### Brief
Leaving out every picture, retype the lines below from the top through the one that contains "y8_end = [5.4, 4.0, 0.0]".
--------------------------------------------------
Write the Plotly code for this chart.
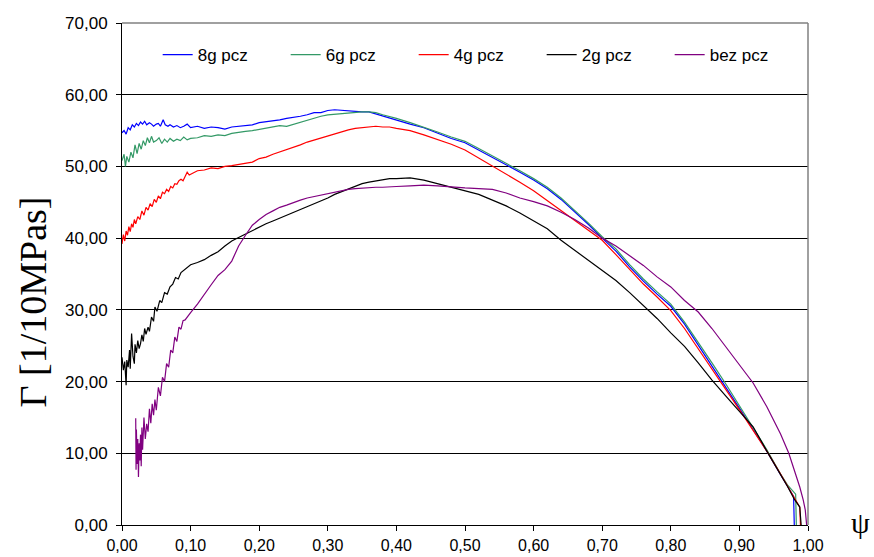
import plotly.graph_objects as go

# common grid for the smooth part (psi)
G = [0.10, 0.11, 0.12, 0.13, 0.14, 0.15, 0.16, 0.17, 0.18, 0.19,
     0.20, 0.21, 0.22, 0.23, 0.24, 0.25, 0.26, 0.27, 0.28, 0.29,
     0.30, 0.31, 0.32, 0.33, 0.34, 0.35, 0.36, 0.37, 0.38, 0.39,
     0.40, 0.42, 0.44, 0.46, 0.48, 0.50, 0.52, 0.54, 0.56, 0.58,
     0.60, 0.62, 0.64, 0.66, 0.68, 0.70, 0.72, 0.74, 0.76, 0.78,
     0.80, 0.82, 0.84, 0.86, 0.88, 0.90, 0.92, 0.94, 0.96]

# 8g pcz
x8_early = [0.000, 0.003, 0.006, 0.009, 0.012, 0.015, 0.018, 0.021, 0.024, 0.027,
            0.030, 0.033, 0.036, 0.040, 0.043, 0.046, 0.050, 0.053, 0.056, 0.060,
            0.063, 0.067, 0.070, 0.075, 0.080, 0.085, 0.090, 0.095]
y8_early = [54.7, 55.0, 54.5, 55.4, 55.1, 55.8, 55.5, 56.0, 55.7, 56.2,
            55.9, 56.3, 55.8, 56.1, 55.9, 55.6, 55.9, 56.0, 55.6, 56.5,
            55.8, 55.6, 55.8, 55.5, 55.7, 55.4, 55.6, 55.9]
y8_main = [55.4, 55.6, 55.3, 55.5, 55.4, 55.2, 55.5, 55.6, 55.8, 55.8,
           56.1, 56.2, 56.3, 56.5, 56.7, 56.8, 57.0, 57.2, 57.5, 57.5,
           57.8, 57.9, 57.8, 57.7, 57.7, 57.6, 57.6, 57.3, 57.0, 56.8,
           56.5, 55.9, 55.4, 54.6, 53.9, 53.3, 52.3, 51.3, 50.3, 49.2,
           48.1, 46.9, 45.4, 43.7, 41.9, 40.0, 38.2, 36.0, 34.0, 32.2,
           30.5, 28.0, 25.1, 22.2, 19.3, 16.3, 13.3, 10.3, 7.0]
x8_end = [0.970, 0.979, 0.980]
y8_end = [5.4, 4.0, 0.0]

# 6g pcz
x6_early = [0.000, 0.003, 0.005, 0.007, 0.010, 0.013, 0.016, 0.019, 0.022, 0.025,
            0.028, 0.031, 0.034, 0.037, 0.040, 0.043, 0.046, 0.050, 0.054, 0.058,
            0.062, 0.066, 0.070, 0.075, 0.080, 0.085, 0.090, 0.095]
y6_early = [50.8, 51.7, 50.0, 51.4, 50.6, 52.0, 51.2, 53.0, 51.8, 53.2,
            52.4, 53.6, 52.9, 54.0, 53.3, 54.2, 53.4, 53.6, 54.0, 53.2,
            53.8, 53.4, 53.9, 53.5, 53.8, 53.6, 54.1, 53.7]
y6_main = [53.9, 54.0, 54.3, 54.2, 54.4, 54.3, 54.6, 54.8, 54.9, 55.0,
           55.2, 55.4, 55.5, 55.7, 55.6, 55.9, 56.1, 56.5, 56.8, 57.0,
           57.2, 57.3, 57.4, 57.5, 57.6, 57.6, 57.6, 57.5, 57.2, 57.0,
           56.7, 56.1, 55.5, 54.8, 54.1, 53.5, 52.5, 51.5, 50.5, 49.4,
           48.3, 47.1, 45.6, 43.9, 42.1, 40.2, 38.5, 36.3, 34.3, 32.5,
           30.8, 28.3, 25.5, 22.6, 19.7, 16.6, 13.5, 10.5, 7.1]
x6_end = [0.970, 0.982, 0.983]
y6_end = [5.6, 4.3, 0.0]

# 4g pcz
x4_early = [0.000, 0.002, 0.004, 0.006, 0.008, 0.010, 0.012, 0.014, 0.016, 0.018,
            0.020, 0.023, 0.026, 0.029, 0.032, 0.035, 0.038, 0.041, 0.044, 0.047,
            0.050, 0.053, 0.056, 0.059, 0.062, 0.065, 0.068, 0.071, 0.074, 0.077,
            0.080, 0.083, 0.086, 0.089, 0.092, 0.095, 0.098]
y4_early = [39.2, 40.5, 39.6, 41.0, 40.4, 41.6, 40.9, 42.0, 41.5, 42.6,
            42.0, 43.0, 42.6, 43.8, 43.2, 44.3, 43.9, 44.8, 44.4, 45.4,
            45.0, 45.9, 45.5, 46.4, 46.2, 46.8, 46.5, 47.2, 47.0, 47.6,
            47.5, 48.0, 48.2, 48.0, 48.6, 49.2, 48.8]
y4_main = [48.9, 49.4, 49.5, 49.8, 49.7, 50.0, 50.1, 50.3, 50.4, 50.6,
           51.1, 51.3, 51.7, 52.0, 52.4, 52.6, 53.0, 53.4, 53.7, 54.0,
           54.3, 54.6, 54.9, 55.1, 55.3, 55.4, 55.5, 55.6, 55.5, 55.5,
           55.3, 55.0, 54.4, 53.8, 53.1, 52.3, 51.2, 50.1, 49.0, 47.8,
           46.6, 45.2, 43.8, 42.5, 41.1, 39.7, 37.7, 35.6, 33.6, 31.8,
           29.9, 27.4, 24.6, 21.8, 19.0, 16.1, 13.2, 10.3, 7.1]
x4_end = [0.970, 0.980, 0.988, 0.989]
y4_end = [5.4, 3.8, 2.5, 0.0]

# 2g pcz
x2_early = [0.000, 0.002, 0.004, 0.006, 0.007, 0.009, 0.011, 0.012, 0.014, 0.016,
            0.018, 0.019, 0.021, 0.023, 0.025, 0.027, 0.029, 0.031, 0.033, 0.035,
            0.038, 0.040, 0.043, 0.046, 0.048, 0.051, 0.055, 0.058, 0.062, 0.066,
            0.070, 0.074, 0.078, 0.082, 0.086, 0.090, 0.095]
y2_early = [23.4, 21.6, 22.8, 19.5, 23.0, 22.0, 24.4, 21.8, 26.7, 23.5,
            22.5, 25.2, 24.0, 25.7, 24.6, 25.3, 26.5, 25.6, 27.4, 26.6,
            27.6, 27.0, 29.0, 28.4, 30.4, 29.8, 31.3, 31.0, 32.4, 32.2,
            33.2, 33.6, 34.5, 34.3, 35.2, 35.5, 36.0]
y2_main = [36.3, 36.6, 37.0, 37.6, 38.1, 38.9, 39.6, 40.1, 40.6, 41.1,
           41.6, 42.0, 42.4, 42.8, 43.2, 43.6, 44.0, 44.4, 44.7, 45.2,
           45.6, 46.1, 46.5, 46.9, 47.3, 47.6, 47.8, 48.0, 48.1, 48.3,
           48.3, 48.4, 48.1, 47.6, 47.2, 46.6, 46.1, 45.3, 44.5, 43.5,
           42.4, 41.3, 39.7, 38.3, 37.0, 35.6, 34.1, 32.4, 30.6, 28.8,
           26.8, 24.9, 22.6, 20.2, 18.0, 15.8, 13.7, 10.3, 7.1]
x2_end = [0.970, 0.980, 0.988, 0.990]
y2_end = [5.4, 3.6, 2.5, 0.0]

# bez pcz
x0_early = [0.020, 0.0205, 0.021, 0.022, 0.023, 0.024, 0.025, 0.026, 0.027, 0.028,
            0.029, 0.030, 0.032, 0.034, 0.036, 0.038, 0.040, 0.042, 0.044, 0.046,
            0.048, 0.050, 0.053, 0.056, 0.059, 0.062, 0.065, 0.068, 0.071, 0.074,
            0.077, 0.080, 0.083, 0.086, 0.089, 0.092, 0.095, 0.098]
y0_early = [14.9, 7.7, 13.3, 8.5, 12.0, 6.7, 11.4, 9.0, 12.6, 8.2,
            13.6, 10.5, 15.0, 12.0, 14.1, 13.0, 16.2, 14.2, 16.9, 15.3,
            17.5, 16.0, 19.2, 18.0, 20.6, 20.0, 22.5, 22.0, 24.4, 24.0,
            26.2, 25.6, 27.6, 27.3, 28.5, 28.6, 29.0, 29.4]
y0_main = [29.6, 30.8, 32.2, 33.5, 34.8, 35.6, 36.8, 38.9, 40.4, 41.8,
           42.6, 43.3, 43.8, 44.3, 44.6, 45.0, 45.3, 45.6, 45.8, 46.1,
           46.3, 46.5, 46.6, 46.8, 46.9, 47.0, 47.0, 47.1, 47.1, 47.2,
           47.2, 47.3, 47.4, 47.3, 47.1, 47.0, 46.9, 46.8, 46.3, 45.6,
           45.1, 44.5, 43.6, 42.6, 41.4, 40.0, 38.9, 37.6, 36.2, 34.6,
           33.2, 31.3, 29.7, 27.4, 24.9, 22.4, 19.8, 16.5, 12.7]
x0_end = [0.972, 0.980, 0.988, 0.993, 0.996, 0.998]
y0_end = [10.0, 7.8, 5.3, 3.5, 2.1, 0.0]

series = [
    ("8g pcz", "#0000FF", x8_early + G + x8_end, y8_early + y8_main + y8_end),
    ("6g pcz", "#339966", x6_early + G + x6_end, y6_early + y6_main + y6_end),
    ("4g pcz", "#FF0000", x4_early + G + x4_end, y4_early + y4_main + y4_end),
    ("2g pcz", "#000000", x2_early + G + x2_end, y2_early + y2_main + y2_end),
    ("bez pcz", "#800080", x0_early + G + x0_end, y0_early + y0_main + y0_end),
]

fig = go.Figure()
for name, color, xs, ys in series:
    fig.add_trace(go.Scatter(x=xs, y=ys, mode="lines", name=name,
                             line=dict(color=color, width=1.2)))

tick_font = dict(family="Liberation Sans, Arial, sans-serif", size=17, color="#000000")

fig.update_layout(
    width=874, height=557,
    margin=dict(l=122, r=66, t=23, b=32, autoexpand=False),
    paper_bgcolor="white", plot_bgcolor="white",
    separators=", ",
    showlegend=True,
    legend=dict(orientation="h", x=0.052, y=0.936, xanchor="left", yanchor="middle",
                font=dict(family="Liberation Sans, Arial, sans-serif", size=17, color="#000000"),
                bgcolor="rgba(0,0,0,0)", entrywidth=83, entrywidthmode="pixels",
                tracegroupgap=0),
    xaxis=dict(range=[0, 1.0], dtick=0.1, tick0=0, tickformat=".2f",
               showgrid=False, zeroline=False, showline=True, linecolor="#000000",
               linewidth=1, ticks="outside", ticklen=5, tickcolor="#000000",
               tickfont=dict(family="Liberation Sans, Arial, sans-serif", size=16,
                             color="#000000"),
               automargin=False, ticklabelstandoff=1),
    yaxis=dict(range=[0, 70], dtick=10, tick0=0, tickformat=".2f",
               showgrid=True, gridcolor="#000000", gridwidth=1, zeroline=False,
               showline=True, linecolor="#000000", linewidth=1, ticks="outside",
               ticklen=5, tickcolor="#000000", tickfont=tick_font,
               automargin=False, ticklabelstandoff=5),
    shapes=[
        dict(type="line", xref="paper", yref="paper", x0=0, x1=1, y0=1, y1=1,
             line=dict(color="#808080", width=1.5), layer="above"),
        dict(type="line", xref="paper", yref="paper", x0=1, x1=1, y0=0, y1=1,
             line=dict(color="#808080", width=1.5), layer="above"),
    ],
    annotations=[
        dict(text="Γ [1/10MPas]", xref="paper", yref="paper", x=-0.13, y=0.445,
             xanchor="center", yanchor="middle", textangle=-90, showarrow=False,
             font=dict(family="Liberation Serif, Times New Roman, serif", size=38,
                       color="#000000")),
        dict(text="ψ", xref="paper", yref="paper", x=1.076, y=0.005,
             xanchor="center", yanchor="middle", showarrow=False,
             font=dict(family="Liberation Serif, Times New Roman, serif", size=30,
                       color="#000000")),
    ],
)

fig.write_html("out.html")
--------------------------------------------------
### Finished task
Write the Plotly code for this chart.
import plotly.graph_objects as go

# common grid for the smooth part (psi)
G = [0.10, 0.11, 0.12, 0.13, 0.14, 0.15, 0.16, 0.17, 0.18, 0.19,
     0.20, 0.21, 0.22, 0.23, 0.24, 0.25, 0.26, 0.27, 0.28, 0.29,
     0.30, 0.31, 0.32, 0.33, 0.34, 0.35, 0.36, 0.37, 0.38, 0.39,
     0.40, 0.42, 0.44, 0.46, 0.48, 0.50, 0.52, 0.54, 0.56, 0.58,
     0.60, 0.62, 0.64, 0.66, 0.68, 0.70, 0.72, 0.74, 0.76, 0.78,
     0.80, 0.82, 0.84, 0.86, 0.88, 0.90, 0.92, 0.94, 0.96]

# 8g pcz
x8_early = [0.000, 0.003, 0.006, 0.009, 0.012, 0.015, 0.018, 0.021, 0.024, 0.027,
            0.030, 0.033, 0.036, 0.040, 0.043, 0.046, 0.050, 0.053, 0.056, 0.060,
            0.063, 0.067, 0.070, 0.075, 0.080, 0.085, 0.090, 0.095]
y8_early = [54.7, 55.0, 54.5, 55.4, 55.1, 55.8, 55.5, 56.0, 55.7, 56.2,
            55.9, 56.3, 55.8, 56.1, 55.9, 55.6, 55.9, 56.0, 55.6, 56.5,
            55.8, 55.6, 55.8, 55.5, 55.7, 55.4, 55.6, 55.9]
y8_main = [55.4, 55.6, 55.3, 55.5, 55.4, 55.2, 55.5, 55.6, 55.8, 55.8,
           56.1, 56.2, 56.3, 56.5, 56.7, 56.8, 57.0, 57.2, 57.5, 57.5,
           57.8, 57.9, 57.8, 57.7, 57.7, 57.6, 57.6, 57.3, 57.0, 56.8,
           56.5, 55.9, 55.4, 54.6, 53.9, 53.3, 52.3, 51.3, 50.3, 49.2,
           48.1, 46.9, 45.4, 43.7, 41.9, 40.0, 38.2, 36.0, 34.0, 32.2,
           30.5, 28.0, 25.1, 22.2, 19.3, 16.3, 13.3, 10.3, 7.0]
x8_end = [0.970, 0.979, 0.980]
y8_end = [5.4, 4.0, 0.0]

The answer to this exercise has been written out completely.